Defending the easy liquidity stance, RBI Governor Shaktikanta Das said private sector entities had seen benefits from the policy.

Mr. Das said the measures had also ensured faster transmission of policy rates into the actual lending by banks, in turn helping the economy. At present, the overall excess liquidity is at over ₹5 lakh crore. Since February 2019, the RBI had slashed benchmark lending rate by 250 basis points (bps). Of this, cuts of 115 bps have taken place this year.

“Monetary transmission has also improved considerably. The weighted average lending rate (WALR) on fresh rupee loans sanctioned by banks declined by 162 bps during February 2019-June 2020, of which 91 bps transmission was witnessed during March-June 2020,” Mr. Das said. Although non-food bank credit has slowed to 5.6% (as on July 17), credit to non-banking financial companies (NBFCs) grew at 25.7% in June, loans to services at 10.7%, and to housing at 12.5%.

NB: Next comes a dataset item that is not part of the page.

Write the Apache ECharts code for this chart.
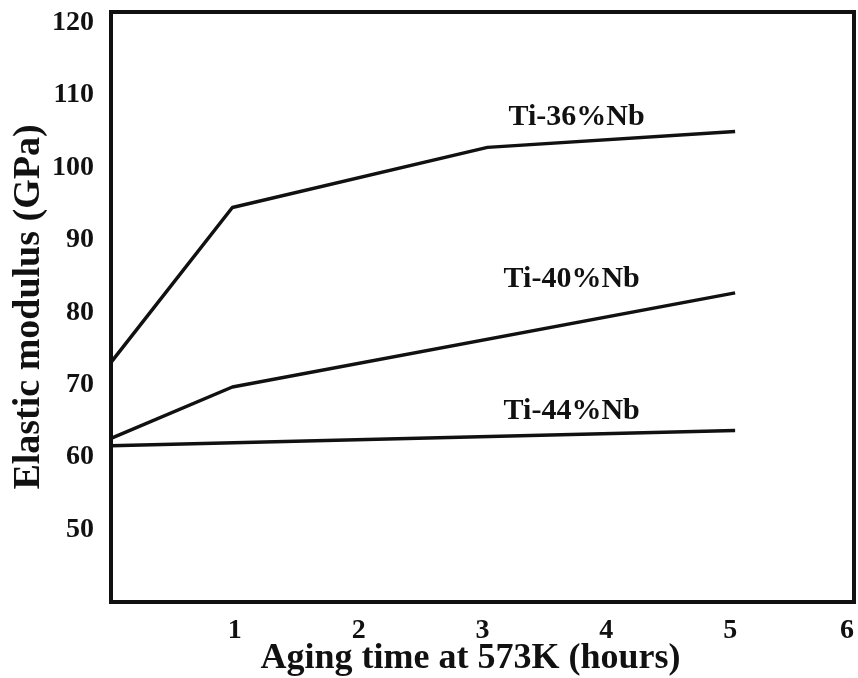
<!DOCTYPE html>
<html>
<head>
<meta charset="utf-8">
<script src="https://cdn.jsdelivr.net/npm/echarts@6/dist/echarts.min.js"></script>
<style>
html,body{margin:0;padding:0;background:#fff;}
#chart{width:858px;height:678px;}
</style>
</head>
<body>
<div id="chart"></div>
<script>
// Data
var seriesNames = ['Ti-36%Nb', 'Ti-40%Nb', 'Ti-44%Nb'];
var ti36 = [[0, 73.1], [0.98, 94.5], [3.04, 102.8], [5.04, 105.0]];
var ti40 = [[0, 62.6], [0.98, 69.7], [5.04, 82.7]];
var ti44 = [[0, 61.6], [5.04, 63.7]];
// label anchors (data units)
var labelAnchors = [[3.76, 107.0], [3.72, 84.6], [3.72, 66.3]];
var xTicks = [1, 2, 3, 4, 5, 6];
var yTicks = [50, 60, 70, 80, 90, 100, 110, 120];
var xTitle = 'Aging time at 573K (hours)';
var yTitle = 'Elastic modulus (GPa)';

var FONT = 'Liberation Serif';
var INK = '#111';
var chart = echarts.init(document.getElementById('chart'), null, {renderer: 'canvas'});
var allData = [ti36, ti40, ti44];
var series = allData.map(function (d, i) {
  return {
    name: seriesNames[i],
    type: 'line',
    data: d,
    symbol: 'none',
    lineStyle: {color: INK, width: 3.5},
    markPoint: {
      symbol: 'circle', symbolSize: 0,
      data: [{coord: labelAnchors[i], value: seriesNames[i]}],
      label: {show: true, position: 'inside', formatter: seriesNames[i],
        fontFamily: FONT, fontWeight: 'bold', fontSize: 30, color: INK}
    },
    animation: false
  };
});
chart.setOption({
  backgroundColor: '#fff',
  animation: false,
  grid: {left: 111, right: 4, top: 12, bottom: 76, outerBoundsMode: 'none', containLabel: false,
    show: true, borderColor: INK, borderWidth: 4, backgroundColor: 'transparent'},
  xAxis: {
    type: 'value', min: 0, max: 6, interval: 1,
    axisLine: {show: false}, axisTick: {show: false}, splitLine: {show: false},
    axisLabel: {
      fontFamily: FONT, fontWeight: 'bold', fontSize: 28, color: INK, margin: 15,
      alignMaxLabel: 'right',
      formatter: function (v) { return xTicks.indexOf(v) >= 0 ? String(v) : ''; }
    },
    name: xTitle, nameLocation: 'middle', nameGap: 39, nameMoveOverlap: false,
    nameTextStyle: {fontFamily: FONT, fontWeight: 'bold', fontSize: 36, color: INK, padding: [0, 24, 0, 0]}
  },
  yAxis: {
    type: 'value', min: 40, max: 121.5, interval: 10,
    axisLine: {show: false}, axisTick: {show: false}, splitLine: {show: false},
    axisLabel: {
      fontFamily: FONT, fontWeight: 'bold', fontSize: 28, color: INK, margin: 17,
      showMaxLabel: false,
      formatter: function (v) { return yTicks.indexOf(v) >= 0 ? String(v) : ''; }
    },
    name: yTitle, nameLocation: 'middle', nameGap: 63, nameRotate: 90, nameMoveOverlap: false,
    nameTextStyle: {fontFamily: FONT, fontWeight: 'bold', fontSize: 38, color: INK}
  },
  series: series
});
</script>
</body>
</html>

Observing that a comfortable liquidity condition has brought down the cost of raising capital, the Governor said that lower borrowing costs had led to record primary issuance of corporate bonds of ₹2.09 lakh crore in the first quarter of 2020-21.

“In particular, mutual funds have stabilised since the Franklin Templeton episode. Assets under management of debt MFs, which fell to ₹12.20 lakh crore as on April 29, 2020, improved to ₹13.89 lakh crore as on July 31, 2020,” he said.